▽
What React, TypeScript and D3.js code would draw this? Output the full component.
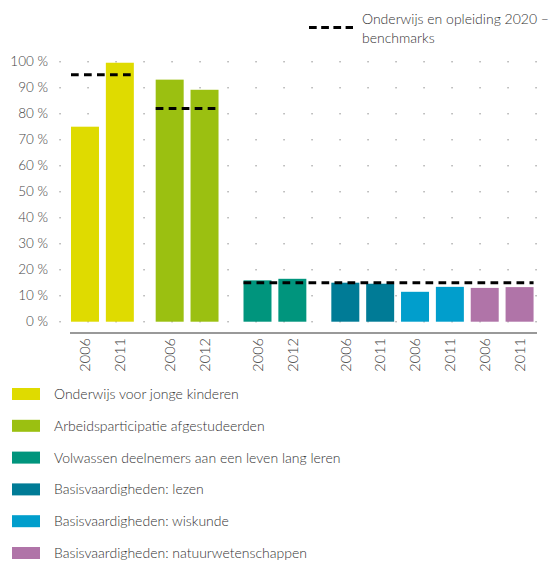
import React from "react";
import * as d3 from "d3";

// ---- data ----
const seriesNames = [
  "Onderwijs voor jonge kinderen",
  "Arbeidsparticipatie afgestudeerden",
  "Volwassen deelnemers aan een leven lang leren",
  "Basisvaardigheden: lezen",
  "Basisvaardigheden: wiskunde",
  "Basisvaardigheden: natuurwetenschappen",
];
const seriesColors = ["#dfdb00", "#9bc011", "#00957d", "#007b96", "#019ecc", "#b074a8"];
const barYears = ["2006", "2011", "2006", "2012", "2006", "2012", "2006", "2011", "2006", "2011", "2006", "2011"];
const barSeries = [0, 0, 1, 1, 2, 2, 3, 3, 4, 4, 5, 5];
const barGroup = [0, 0, 1, 1, 2, 2, 3, 3, 3, 3, 3, 3];
const barValues = [75.0, 99.6, 93.1, 89.2, 15.9, 16.5, 15.0, 14.6, 11.5, 13.4, 13.0, 13.3];
const benchmarkValues = [95, 82, 15];
const benchmarkFromBar = [0, 2, 4];
const benchmarkToBar = [1, 3, 11];
const yTicks = [0, 10, 20, 30, 40, 50, 60, 70, 80, 90, 100];
const benchmarkLabel = ["Onderwijs en opleiding 2020 –", "benchmarks"];

// ---- layout ----
const W = 557;
const H = 561;
const FONT = "Lato, 'Open Sans', sans-serif";
const groupOffset = [0, 0.43, 0.95, 1.47];
const barFrac = 0.803;

export default function App() {
  const y = d3.scaleLinear().domain([0, 100]).range([321.7, 61.7]);
  const x = d3.scaleLinear().domain([0, 1]).range([71, 105.85]);
  const slot = (i: number) => i + groupOffset[barGroup[i]];
  const bw = x(barFrac) - x(0);

  const dotXs = d3.range(18).map((k) => 60 + 28 * k);

  return (
    <div style={{ position: "absolute", left: 0, top: 0 }}>
      <svg width={W} height={H} style={{ display: "block", fontFamily: FONT, fontWeight: 300 }}>
        <rect width={W} height={H} fill="#fff" />
        {/* dotted grid */}
        <g fill="#9a9a9a">
          {yTicks.map((t) =>
            dotXs.map((dx) => (
              <rect key={t + "-" + dx} x={dx - 0.6} y={y(t) - 0.6} width={1.3} height={1.3} />
            ))
          )}
        </g>
        {/* y tick labels */}
        <g fill="#444" fontSize={13.5} textAnchor="end">
          {yTicks.map((t) => (
            <text key={t} x={48} y={y(t)} dy="0.35em">
              {t + " %"}
            </text>
          ))}
        </g>
        {/* bars */}
        <g>
          {barValues.map((v, i) => (
            <rect
              key={i}
              x={x(slot(i))}
              y={y(v)}
              width={bw}
              height={y(0) - y(v)}
              fill={seriesColors[barSeries[i]]}
            />
          ))}
        </g>
        {/* benchmarks */}
        <g stroke="#000" strokeWidth={3} strokeDasharray="7.7 5.3">
          {benchmarkValues.map((v, k) => (
            <line
              key={k}
              x1={x(slot(benchmarkFromBar[k]))}
              x2={x(slot(benchmarkToBar[k])) + bw}
              y1={y(v)}
              y2={y(v)}
            />
          ))}
        </g>
        {/* axis baseline */}
        <line x1={70} x2={537} y1={333} y2={333} stroke="#777" strokeWidth={1.5} />
        {/* x labels */}
        <g fill="#333" fontSize={14.5} textAnchor="end">
          {barYears.map((yr, i) => {
            const cx = x(slot(i)) + bw / 2;
            return (
              <text key={i} transform={`translate(${cx},338) rotate(-90)`} dy="0.36em">
                {yr}
              </text>
            );
          })}
        </g>
        {/* top legend */}
        <line x1={309} x2={353} y1={27.5} y2={27.5} stroke="#000" strokeWidth={3} strokeDasharray="7.7 4.5" />
        <g fill="#333" fontSize={14}>
          {benchmarkLabel.map((l, k) => (
            <text key={k} x={362} y={24 + k * 18.5}>
              {l}
            </text>
          ))}
        </g>
        {/* bottom legend */}
        <g>
          {seriesNames.map((n, k) => {
            const cy = 394 + k * 31.8;
            return (
              <g key={k}>
                <rect x={12} y={cy - 6} width={28} height={12} fill={seriesColors[k]} />
                <text x={54} y={cy} dy="0.35em" fill="#333" fontSize={14}>
                  {n}
                </text>
              </g>
            );
          })}
        </g>
      </svg>
    </div>
  );
}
△
**THE TASK:**
Give again, word for word, every line from the top of the data above to the line holding "import * as", inclusive, with the pictures left out.

**CORRECT RESPONSE:**
What React, TypeScript and D3.js code would draw this? Output the full component.
import React from "react";
import * as d3 from "d3";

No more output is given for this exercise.